Bardejov: World's Best Town Square?
Dlhá Lúka, Slovakia
I'm quite smitten with Bardejov's Radincné Nám—its main town square. I think it just might be the best I've ever spent time in.
I've passed through many beautiful city squares before—always pleasure for me, an American raised in cities and suburbs without such traditional gathering places—and Bardejov's is no exception. It's cute, welcoming, and well balanced.
But the visuals of Bardejov's town square aren't what set it apart—it's the atmosphere.
This is a heavily touristed location in the middle of the peak season, but hardly anyone's ever in the square. There's always a bench free, or an open spot in the shade of a tree—perfect for watching the small numbers of people casually ebb and flow in and out of the square.
It's incredibly clean, with small trash receptacles on every lamppost.
Small restaurants have little patios setup in the square, but there aren't any tacky souvenir stands or gimmicky eyesores being peddled to visitors.
The basilica is old and attractive, the buildings maintained without looking phony, and the expertly chiseled stone of the town hall (turned museum) was actually the first Renaissance building built in Slovakia.
But above all these things, two attributes stand apart as truly excellent: Free wireless Internet access that's among the fastest I've experienced abroad (as fast as the Miami Beach public library), and no one bothering you.
That's right. In the hours that I've spent in the town square, not a single person has ever approached me for a shoeshine (with my sandals on), or with a sales pitch for food or worthless crap. There's not a single beggar anywhere in sight, or a panhandling artist to be seen. Even the number of pigeons is low.

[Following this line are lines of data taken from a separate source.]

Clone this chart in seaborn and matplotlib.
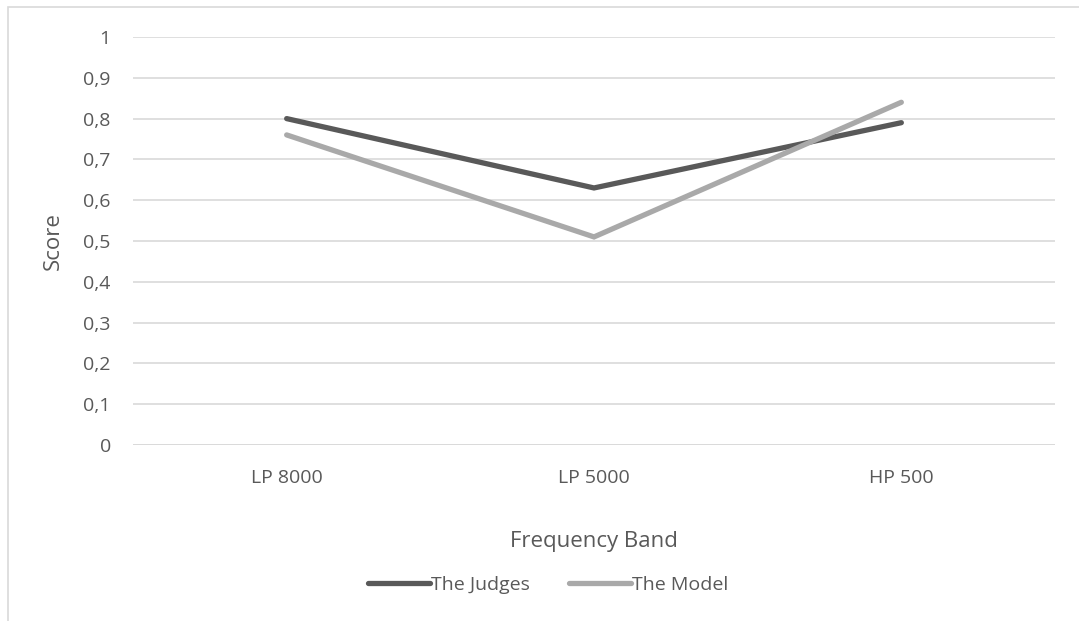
import matplotlib
matplotlib.use("Agg")
import matplotlib.pyplot as plt
import seaborn as sns
import pandas as pd
from matplotlib.patches import Rectangle

bands = ["LP 8000", "LP 5000", "HP 500"]
judges = [0.80, 0.63, 0.79]
model = [0.76, 0.51, 0.84]
series_names = ["The Judges", "The Model"]
y_ticks = [0, 0.1, 0.2, 0.3, 0.4, 0.5, 0.6, 0.7, 0.8, 0.9, 1]

sns.set_theme(style="white")
plt.rcParams["font.family"] = ["Open Sans", "DejaVu Sans"]

text_color = "#595959"
grid_color = "#D9D9D9"
colors = {series_names[0]: "#595959", series_names[1]: "#A9A9A9"}

df = pd.DataFrame({
    "band": bands * 2,
    "pos": list(range(len(bands))) * 2,
    "score": judges + model,
    "series": [series_names[0]] * len(bands) + [series_names[1]] * len(bands),
})

fig = plt.figure(figsize=(10.79, 6.21), dpi=100)
ax = fig.add_axes([133 / 1079, 1 - 445 / 621, (1055 - 133) / 1079, (445 - 37) / 621])

# outer chart border
fig.patches.append(Rectangle((8 / 1079, -0.05), 1.2, 1 - 7 / 621 + 0.05,
                             transform=fig.transFigure, fill=False,
                             edgecolor="#D9D9D9", linewidth=1.2))

sns.lineplot(data=df, x="pos", y="score", hue="series", ax=ax,
             palette=colors, linewidth=3.8, solid_capstyle="round",
             solid_joinstyle="miter", legend=False, zorder=3)

ax.set_xlim(-0.5, len(bands) - 0.5)
ax.set_ylim(0, 1)
ax.set_xticks(range(len(bands)))
ax.set_xticklabels(bands)
ax.set_yticks(y_ticks)
ax.set_yticklabels([f"{v:g}".replace(".", ",") for v in y_ticks])
ax.tick_params(axis="both", length=0, labelsize=14, labelcolor=text_color)
ax.tick_params(axis="y", pad=16)
ax.tick_params(axis="x", pad=17)
ax.yaxis.grid(True, color=grid_color, linewidth=1.2)
ax.xaxis.grid(False)
for s in ax.spines.values():
    s.set_visible(False)
ax.axhline(0, color=grid_color, linewidth=1.2, zorder=1)

ax.set_xlabel("Frequency Band", fontsize=16, color=text_color, labelpad=32)
ax.set_ylabel("Score", fontsize=16, color=text_color, labelpad=14)

handles = [plt.Line2D([], [], color=colors[n], linewidth=3.8, solid_capstyle="round")
           for n in series_names]
fig.legend(handles, series_names, loc="center", bbox_to_anchor=(0.508, 1 - 585 / 621),
           ncol=2, frameon=False, fontsize=14, labelcolor=text_color,
           handlelength=3.2, handletextpad=0.05, columnspacing=2.0)

fig.savefig("out.png", dpi=100, facecolor="white")
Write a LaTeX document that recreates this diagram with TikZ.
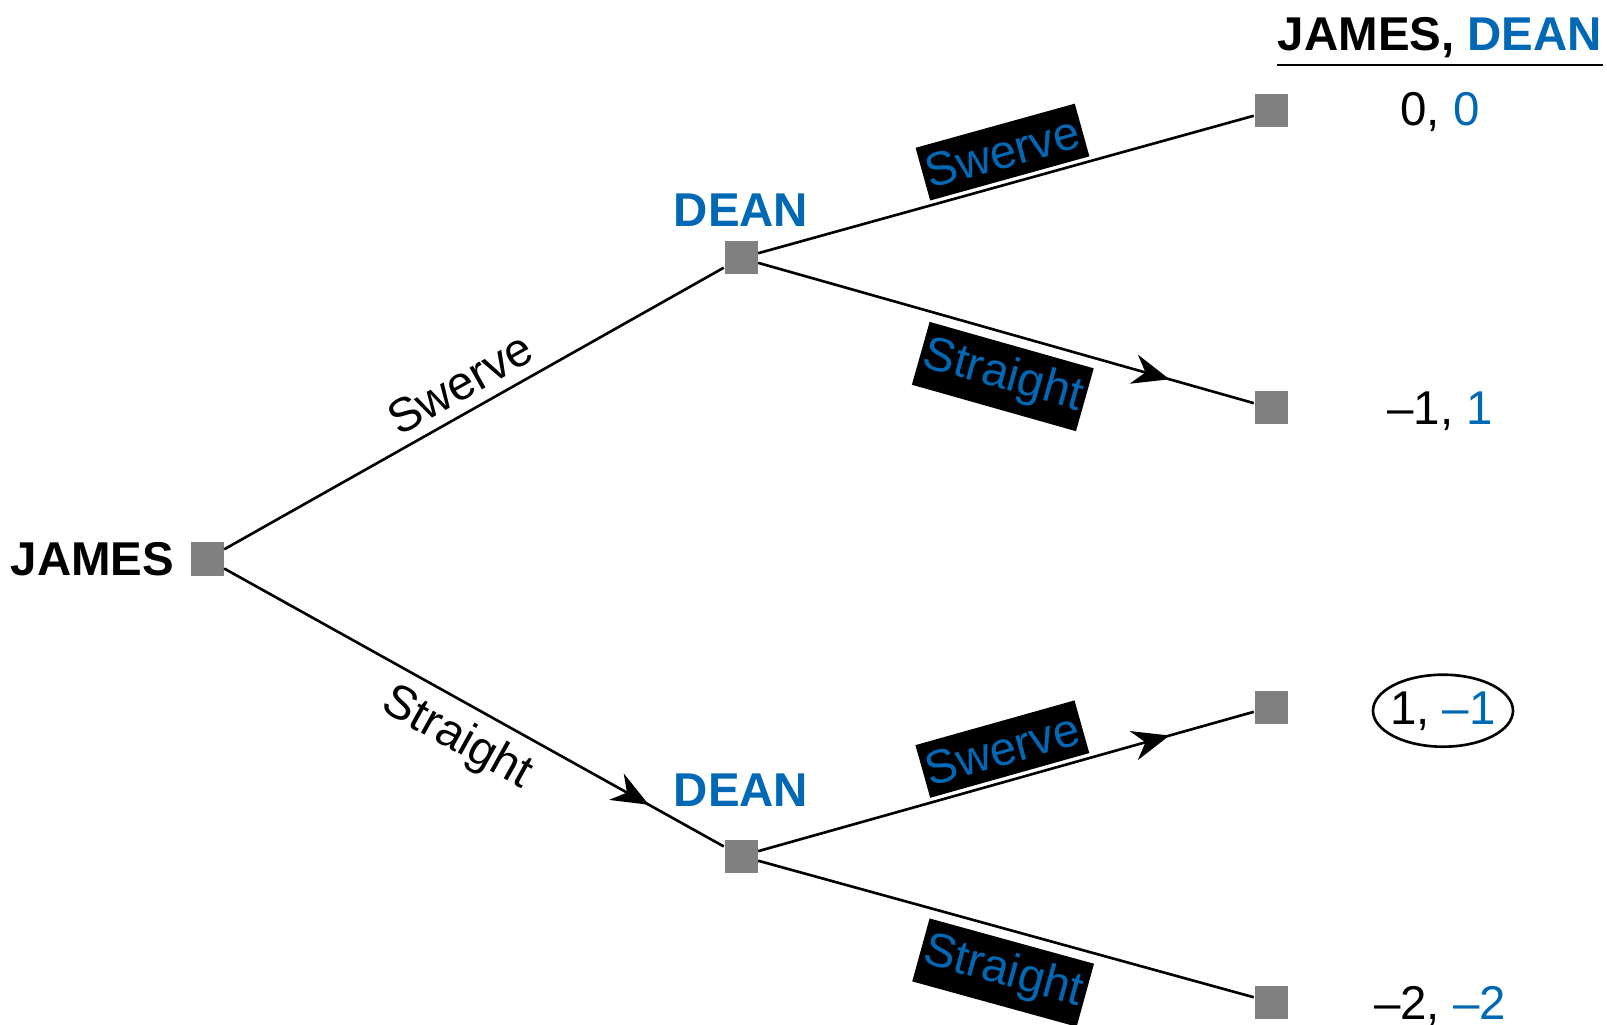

Never before have I sat in such a place, so peacefully, without being bothered. It's a relaxing oasis of civilization in the heart of a tourist attraction, and that's what makes this place so special.
About the only thing that's missing is a fountain.
More Favors From Lucia
The square is also equipped with Lucia, the most competent tourist information office staffer I've encountered.
I dropped by and asked the very well-traveled woman if she wouldn't mind translating some English into Slovak for me (as we're so enjoying our time in Dlhá Lúka that we'd love to stay longer, but are having communication problems with the homeowner).
She didn't mind helping, and said she actually rather enjoyed the change of pace—she spends most of her days in July answering the same questions over and over again. 90% of the tourists are only there for a few hours, simply passing through the town, and 2/3 of all tourists are from Poland.
Laptop batteries depleted and translation in hand, we left Bardejov's town square as we always do: Smiling.